Sleek, Fast Electric Vehicles Ready To Go Mainstream
Digital Transformation

Sleek, Fast Electric Vehicles Ready To Go Mainstream

Car companies are becoming mobility businesses as cutting-edge vehicles shift from internal combustion engines to electrification. It’s a huge opportunity for investors.

Kia Motors Corp. (OTCPK: KIMTF) revealed the EV6 last week to gasps from the automotive world. The sleek SUV generates 557 horsepower and blows the doors off gas-powered Lamborghinis, Mercedes, Porsches and Ferraris.

The message is clear: Electric vehicles (EVs) are the new smartphones, and it is only a matter of time before everyone wants one.

That is still not a popular opinion. Many investors still believe widespread adoption of EVs is a decade away. The perception is while the vehicles are cool and futuristic, they are not practical for most drivers who worry about driving range or the cost of ownership.

It’s a theory … but unfortunately, it’s not borne out with facts.

Kia managers claim the EV6 will get 316 miles on a full charge. The SUV can travel 62 miles after only a five-minute top-up. And because the vehicle is based on a skateboard design with electric motor regenerative charging, there are fewer moving parts and no need for regular brake replacement. The platform consists of a chassis, batteries, electric motors, inverters and integrated circuitry for heating, ventilation and air conditioning (HVAC) and infotainment. This should mean much less maintenance.

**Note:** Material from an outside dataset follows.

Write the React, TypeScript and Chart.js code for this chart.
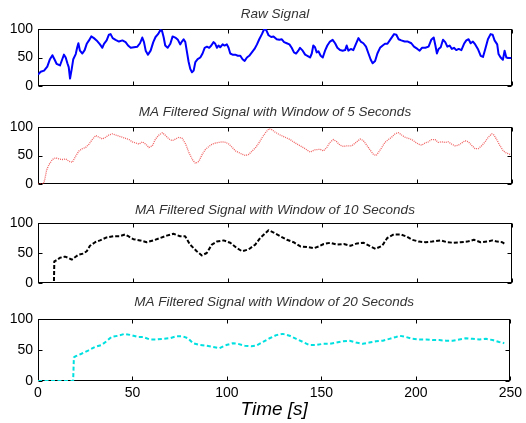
import React, { useEffect, useRef } from "react";
import { Chart, registerables } from "chart.js";

Chart.register(...registerables);

// ---------------- data ----------------
const rawT = [0, 1.4, 3.2, 4.9, 6.3, 7.6, 8.8, 9.8, 11.6, 12.7, 13.7, 14.6, 15.5, 16.2, 16.9, 17.8, 18.6, 19.9, 20.7, 21.3, 22.1, 23.4, 24.6, 25.7, 26.9, 28.1, 29.5, 30.9, 32.7, 33.9, 34.8, 36.2, 37.4, 38.3, 39.4, 40.9, 42.7, 44.5, 46.2, 47.5, 48.9, 50.6, 52.4, 53.8, 55, 55.9, 56.8, 58, 59.4, 60.8, 62, 63.3, 64.5, 65.4, 66.3, 67.1, 68.4, 69.8, 71, 72.4, 73.8, 75, 75.9, 76.8, 77.7, 78.6, 79.4, 80.3, 81.2, 82.1, 83, 84.2, 85.6, 86.8, 87.9, 89.1, 90.3, 91.4, 92.6, 93.5, 94.4, 95.2, 96.1, 97.4, 98.4, 99.6, 100.5, 101.4, 102.6, 104, 105.4, 106.7, 107.9, 109, 110.2, 111.4, 112.8, 114.2, 115.5, 116.7, 118.1, 119.3, 120.4, 121.6, 123, 124.2, 125.9, 127.3, 128.6, 129.8, 131.2, 132.6, 133.8, 135, 136.1, 137.3, 138.2, 139.6, 140.9, 142.1, 143.5, 144.4, 145.2, 146.1, 147, 147.9, 149.1, 150.2, 151.4, 152.6, 154, 155.4, 156.7, 157.9, 159.3, 160.7, 162, 162.8, 163.7, 165, 166.3, 167.7, 169, 170.2, 171.6, 173, 174.3, 175.5, 176.5, 177.8, 179, 180.4, 181.8, 183, 184.3, 185.7, 187.8, 189, 190.2, 191.6, 193.4, 195.1, 196.9, 198.3, 200.1, 201.3, 202.5, 204.3, 206, 207.4, 208.7, 209.6, 210.4, 211.3, 212.4, 213.6, 214.8, 215.9, 217.1, 218.3, 219.4, 220.6, 221.9, 223.3, 224.7, 225.9, 227.1, 228.2, 229.4, 230.6, 232, 233.5, 234.7, 235.9, 237.3, 238.7, 239.8, 240.8, 242.2, 242.9, 244, 245.2, 246.1, 247, 248.2, 249.6];
const rawV = [20, 25, 27, 34, 47, 54, 46, 39, 36, 46, 55, 50, 40, 33, 13, 30, 47, 56, 68, 75, 62, 57, 63, 74, 80, 87, 84, 80, 73, 67, 74, 80, 90, 91, 84, 81, 78, 80, 77, 71, 67, 68, 69, 75, 85, 77, 62, 55, 62, 77, 86, 91, 98, 97, 85, 71, 67, 74, 87, 85, 81, 73, 78, 82, 77, 59, 43, 30, 24, 27, 42, 47, 50, 57, 67, 69, 67, 71, 77, 74, 67, 71, 68, 73, 71, 73, 67, 57, 55, 55, 53, 53, 47, 44, 50, 53, 59, 65, 73, 82, 91, 100, 98, 89, 86, 87, 82, 81, 82, 77, 75, 73, 67, 59, 57, 62, 67, 62, 55, 53, 50, 57, 71, 68, 59, 61, 53, 50, 62, 71, 78, 81, 75, 67, 63, 62, 63, 71, 62, 65, 63, 74, 84, 78, 75, 69, 57, 46, 40, 44, 57, 67, 71, 74, 74, 81, 91, 90, 82, 80, 78, 78, 75, 69, 65, 62, 67, 67, 69, 81, 85, 71, 57, 65, 68, 81, 77, 69, 71, 65, 67, 63, 65, 63, 74, 80, 82, 75, 78, 73, 65, 53, 51, 65, 82, 91, 90, 80, 73, 56, 50, 46, 62, 50, 49, 49];

const ma5T = [0, 2.8, 3.5, 4.6, 5.8, 7.6, 9.3, 11.1, 12.8, 14.6, 16.3, 18.1, 19.9, 21.6, 23.4, 25.1, 26.9, 28.6, 30.4, 32.2, 33.9, 35.7, 37.4, 39.2, 40.9, 42.7, 44.5, 46.2, 48, 49.7, 51.5, 53.3, 55, 56.8, 58.5, 60.3, 62, 63.8, 65.6, 67.3, 69.1, 70.8, 72.6, 74.3, 76.1, 77.9, 79.6, 81.4, 83.1, 84.9, 86.6, 88.4, 90.2, 91.9, 93.7, 95.4, 97.2, 99, 100.7, 102.5, 104.2, 106, 107.7, 109.5, 111.2, 113, 114.8, 116.5, 118.3, 120, 121.8, 123.6, 125, 127.7, 130.3, 133, 135.6, 138.2, 140.9, 143.5, 146.1, 148.8, 150.5, 152.3, 154, 155.8, 157.6, 159.3, 161.1, 163.2, 165.5, 167.7, 169.9, 171.6, 173.4, 175.1, 176.9, 178.3, 179.5, 181.3, 183, 184.8, 186.5, 188.3, 190.1, 191.8, 193.6, 195.3, 197.1, 198.8, 200.6, 202.4, 204.1, 205.9, 207.6, 209.4, 211.1, 212.9, 214.7, 216.4, 218.2, 219.9, 221.7, 223.5, 225.2, 227, 228.7, 230.5, 232.2, 234, 235.8, 237.5, 239.3, 240.5, 241.9, 243.7, 245.4, 247.2, 249];
const ma5V = [0, 0, 7, 25, 34, 43, 46, 44, 43, 44, 40, 38, 49, 58, 62, 64, 70, 78, 85, 82, 79, 82, 86, 88, 86, 84, 82, 80, 78, 74, 72, 70, 74, 70, 64, 67, 79, 86, 90, 85, 79, 76, 79, 82, 80, 70, 55, 43, 36, 40, 52, 61, 66, 70, 72, 73, 74, 73, 70, 64, 58, 55, 52, 50, 52, 58, 64, 72, 82, 90, 97, 95, 91, 86, 82, 78, 72, 67, 62, 56, 60, 61, 58, 64, 73, 78, 74, 68, 66, 67, 67, 73, 79, 76, 68, 60, 52, 50, 55, 64, 73, 78, 82, 88, 90, 86, 82, 80, 78, 74, 70, 68, 72, 74, 78, 78, 73, 74, 73, 74, 70, 67, 68, 72, 76, 74, 68, 62, 62, 67, 74, 82, 88, 86, 78, 67, 58, 54, 52];

const ma10T = [0, 8.4, 8.6, 9.8, 11.6, 14.2, 16, 17.8, 19.5, 21.3, 23.9, 25.7, 27.4, 30.1, 32.7, 36.2, 39.7, 43.2, 45.9, 47.6, 50.3, 53.8, 57.3, 60.9, 64.4, 67.9, 71.4, 74.9, 77.6, 80.2, 83.7, 86.4, 89, 91.7, 94.3, 97.9, 101.4, 104.9, 107.6, 111.1, 114.6, 117.2, 119.9, 121.6, 124.3, 127.8, 131.3, 134.8, 138.4, 141.9, 145.4, 148.1, 150.7, 154.2, 157.7, 161.3, 164.8, 168.3, 171.8, 175.4, 178, 181.5, 184.2, 187.7, 191.2, 194.7, 197.4, 200.9, 204.4, 207.9, 212.3, 215.8, 219.3, 222.8, 226.4, 229.9, 233.4, 236.9, 239.6, 242.2, 244.9, 246.6];
const ma10V = [0, 0, 36, 38, 42, 44, 42, 39, 43, 47, 49, 53, 62, 68, 71, 76, 78, 78, 81, 78, 73, 71, 68, 71, 75, 79, 82, 78, 78, 64, 53, 46, 50, 64, 69, 71, 67, 58, 53, 56, 64, 75, 83, 88, 84, 78, 72, 68, 61, 60, 58, 61, 65, 67, 64, 65, 62, 66, 67, 61, 57, 62, 75, 81, 81, 77, 72, 69, 68, 69, 71, 68, 67, 68, 69, 72, 68, 69, 71, 69, 68, 64];

const ma20T = [0, 18.6, 19, 20, 23, 26.5, 30.1, 33.6, 36.2, 38.9, 42.4, 45.9, 49.4, 52.9, 55.6, 59.1, 62.6, 66.1, 69.7, 73.2, 76.7, 79.4, 82, 85.6, 89.1, 92.6, 96.1, 99.7, 103.2, 105.8, 109.4, 112.9, 115.5, 119.1, 122.6, 126.1, 129.6, 133.2, 136.7, 140.2, 143.7, 147.3, 150.8, 154.3, 157.8, 161.3, 164.9, 168.4, 171.9, 175.4, 179, 182.5, 186, 189.5, 191.3, 194.8, 198.3, 201.9, 205.4, 208.9, 212.4, 216, 219.5, 223, 226.5, 230, 233.6, 237.1, 240.6, 244.1, 246.8];
const ma20V = [0, 0, 38, 40, 44, 49, 55, 58, 64, 71, 73, 76, 74, 71, 71, 67, 67, 68, 69, 72, 72, 69, 61, 58, 57, 55, 53, 58, 61, 60, 57, 56, 57, 63, 69, 74, 76, 73, 68, 63, 58, 58, 60, 60, 62, 64, 65, 62, 60, 62, 64, 65, 68, 71, 73, 71, 68, 67, 67, 66, 66, 65, 65, 67, 69, 68, 67, 68, 66, 63, 61];

const xTickValues = [0, 50, 100, 150, 200, 250];
const yTickValues = [0, 50, 100];
const titles = [
  "Raw Signal",
  "MA Filtered Signal with Window of 5 Seconds",
  "MA Filtered Signal with Window of 10 Seconds",
  "MA Filtered Signal with Window of 20 Seconds",
];
const xAxisTitle = "Time [s]";

// ---------------- layout / style ----------------
const FONT = "'Liberation Sans', Arial, Helvetica, sans-serif";
const HEAD = 24; // space above plot area for title
const FOOT = 14; // space under plots 1-3 for the "0" label
const PANELS = [
  { t: rawT, v: rawV, color: "#0000ff", width: 2, dash: [] as number[], top: 29, bottom: 86, tp: 2.25 },
  { t: ma5T, v: ma5V, color: "rgba(235,30,30,0.7)", width: 1.3, dash: [1, 1], top: 127, bottom: 184, tp: 2.25 },
  { t: ma10T, v: ma10V, color: "#000000", width: 2, dash: [4, 2], top: 223, bottom: 283, tp: 4.25 },
  { t: ma20T, v: ma20V, color: "#00e0e0", width: 2, dash: [4, 2.5], top: 319, bottom: 381, tp: 0 },
];

const boxPlugin = {
  id: "matlabBox",
  beforeDatasetsDraw(chart: any) {
    const { ctx, chartArea: a, scales } = chart;
    const xs = scales.x;
    const ys = scales.y;
    const L = Math.round(a.left) + 0.5;
    const R = Math.round(a.right) - 0.5;
    const T = Math.round(a.top) + 0.5;
    const B = Math.round(a.bottom) - 0.5;
    ctx.save();
    ctx.strokeStyle = "#000";
    ctx.lineWidth = 1;
    ctx.strokeRect(L, T, R - L, B - T);
    const tl = 4;
    ctx.beginPath();
    xTickValues.forEach((v) => {
      const px = Math.round(xs.getPixelForValue(v)) + 0.5;
      ctx.moveTo(px, T);
      ctx.lineTo(px, T + tl);
      ctx.moveTo(px, B);
      ctx.lineTo(px, B - tl);
    });
    yTickValues.forEach((v) => {
      const py = Math.round(ys.getPixelForValue(v)) + 0.5;
      ctx.moveTo(L, py);
      ctx.lineTo(L + tl, py);
      ctx.moveTo(R, py);
      ctx.lineTo(R - tl, py);
    });
    ctx.stroke();
    ctx.restore();
  },
};

function canvasHeight(i: number) {
  const p = PANELS[i];
  if (i === PANELS.length - 1) return 423 - (p.top - HEAD);
  return p.bottom - p.top + HEAD + FOOT;
}

function makeConfig(i: number): any {
  const p = PANELS[i];
  const last = i === PANELS.length - 1;
  return {
    type: "line",
    data: {
      datasets: [
        {
          data: p.t.map((t, k) => ({ x: t, y: p.v[k] })),
          borderColor: p.color,
          borderWidth: p.width,
          borderDash: p.dash,
          borderJoinStyle: "round",
          pointRadius: 0,
          tension: 0,
          fill: false,
        },
      ],
    },
    options: {
      responsive: false,
      animation: false,
      layout: { padding: { left: 0, right: 14, top: 0, bottom: last ? 0 : FOOT } },
      plugins: {
        legend: { display: false },
        tooltip: { enabled: false },
        title: {
          display: true,
          text: titles[i],
          fullSize: false,
          color: "#333",
          font: { family: FONT, size: 13.5, style: "italic", weight: "normal", lineHeight: 1 },
          padding: { top: p.tp, bottom: HEAD - 13.5 - p.tp },
        },
      },
      scales: {
        x: {
          type: "linear",
          min: 0,
          max: 250,
          display: last,
          grid: { display: false, drawTicks: false },
          border: { display: false },
          ticks: {
            stepSize: 50,
            padding: 4,
            color: "#000",
            maxRotation: 0,
            font: { family: FONT, size: 14 },
          },
          title: {
            display: last,
            text: xAxisTitle,
            color: "#000",
            font: { family: FONT, size: 19, style: "italic" },
            padding: { top: 0, bottom: 2 },
          },
          afterFit: (s: any) => {
            if (last) s.height = 42;
          },
        },
        y: {
          min: 0,
          max: 100,
          grid: { display: false, drawTicks: false },
          border: { display: false },
          ticks: {
            stepSize: 50,
            padding: 5,
            color: "#000",
            font: { family: FONT, size: 14 },
          },
          afterFit: (s: any) => {
            s.width = 38;
          },
        },
      },
    },
    plugins: [boxPlugin],
  };
}

export default function App() {
  const refs = useRef<(HTMLCanvasElement | null)[]>([]);
  useEffect(() => {
    const charts = PANELS.map((_, i) => new Chart(refs.current[i] as HTMLCanvasElement, makeConfig(i)));
    return () => charts.forEach((c) => c.destroy());
  }, []);
  return (
    <div style={{ position: "fixed", left: 0, top: 0, width: 526, height: 423, background: "#fff" }}>
      {PANELS.map((p, i) => (
        <canvas
          key={i}
          ref={(el) => {
            refs.current[i] = el;
          }}
          width={526}
          height={canvasHeight(i)}
          style={{ position: "absolute", left: 0, top: p.top - HEAD, display: "block" }}
        />
      ))}
    </div>
  );
}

Related Post: Competition Revs Up the EV Market

Traditional vehicle owners should be so lucky. It is amazing how often a simple oil service morphs into a $600 repair for worn-out brakes.

Saving money on repairs is a powerful incentive for consumers to make the switch to EVs. However, the single biggest motivator is likely to be simple word of mouth. EV buyers are getting all of the coolest advances in automotive technology first.

There is a good reason for this: digital transformation.

Electrification is a brand-new architecture unsullied by legacy sub-platforms. Powering up digital innovations like actual onboard computers for advanced assisted driving, more functional camera systems and always-on connectivity is much easier when the entire substrate of the vehicle is a battery, and traditional copper wires have been replaced with fiber optics.

The development of EV platforms is eerily similar to smartphones. In the same way touchscreen interfaces changed the face of mobile communications, the digital architecture of EVs is pushing forward futuristic new features for the auto industry.

It is not a coincidence that industry executives are referring to their companies as mobility brands.

Kia is playing to this notion full throttle. EV mobility means the best performance, the safest passenger cabin and the most advanced feature set in its fleet.

The EV6 with the GT performance package has a 0 to 60 mph time of only 3.5 seconds; towing capacity of 3,500 pounds; augmented reality turn-by-turn navigation; a pair of immersive 12-inch curved flat panel displays for instrumentation and software and sensors for level 2 self-driving. And, in a pinch, the EV6 is an emergency power source for your home. It’s a killer combination of features that is becoming the norm for EVs.

Globally, the category represented only 1% of all vehicles sold in 2018, according to the latest study from the International Energy Agency (IEA). A year later, 2.7% of all cars and trucks manufactured used batteries in some capacity. The IEA foresees this number rising nearly twentyfold by 2030.

Related Post: BMW Lays Plans to Electrify Your Commute

One possible stealth way to play this incredible growth is with Monolithic Power Systems, Inc. (Nasdaq: MPWR). The Kirkland, Washington-based company designs integrated circuits to make the power systems more efficient. This might seem quaint, as cars and trucks transition to electric propulsion, every efficiency is magnified.

The company is currently working with every major auto parts supplier in the world. Through Delphi, Bosch, Panasonic Automotive, Magna International Inc. (NYSE: MGA) and Mitsubishi Electric, Monolithic ICs reach end customers such as Ford Motor Company (NYSE: F), Nissan Motor Co. Ltd. (OTCPK: NSANY), BMW, Mercedes, General Motors Co. (NYSE: GM), Volvo, Toyota Motor Corp. (NYSE: TM), Volkswagen AG (OTCPK: VWAGY) and Kia.

The EV6 may turn heads by zooming past high-priced Mercedes and Lamborghinis, but the far more important part of its release is that it proves EVs are going mainstream. They offer the best performance, greatest safety and biggest bang for a driver’s buck. Car companies got there by building new digital platforms dependent on semiconductors.

From an investment standpoint, savvy investors should consider buying Monolithic shares into weakness. The biggest part of the growth cycle is forthcoming.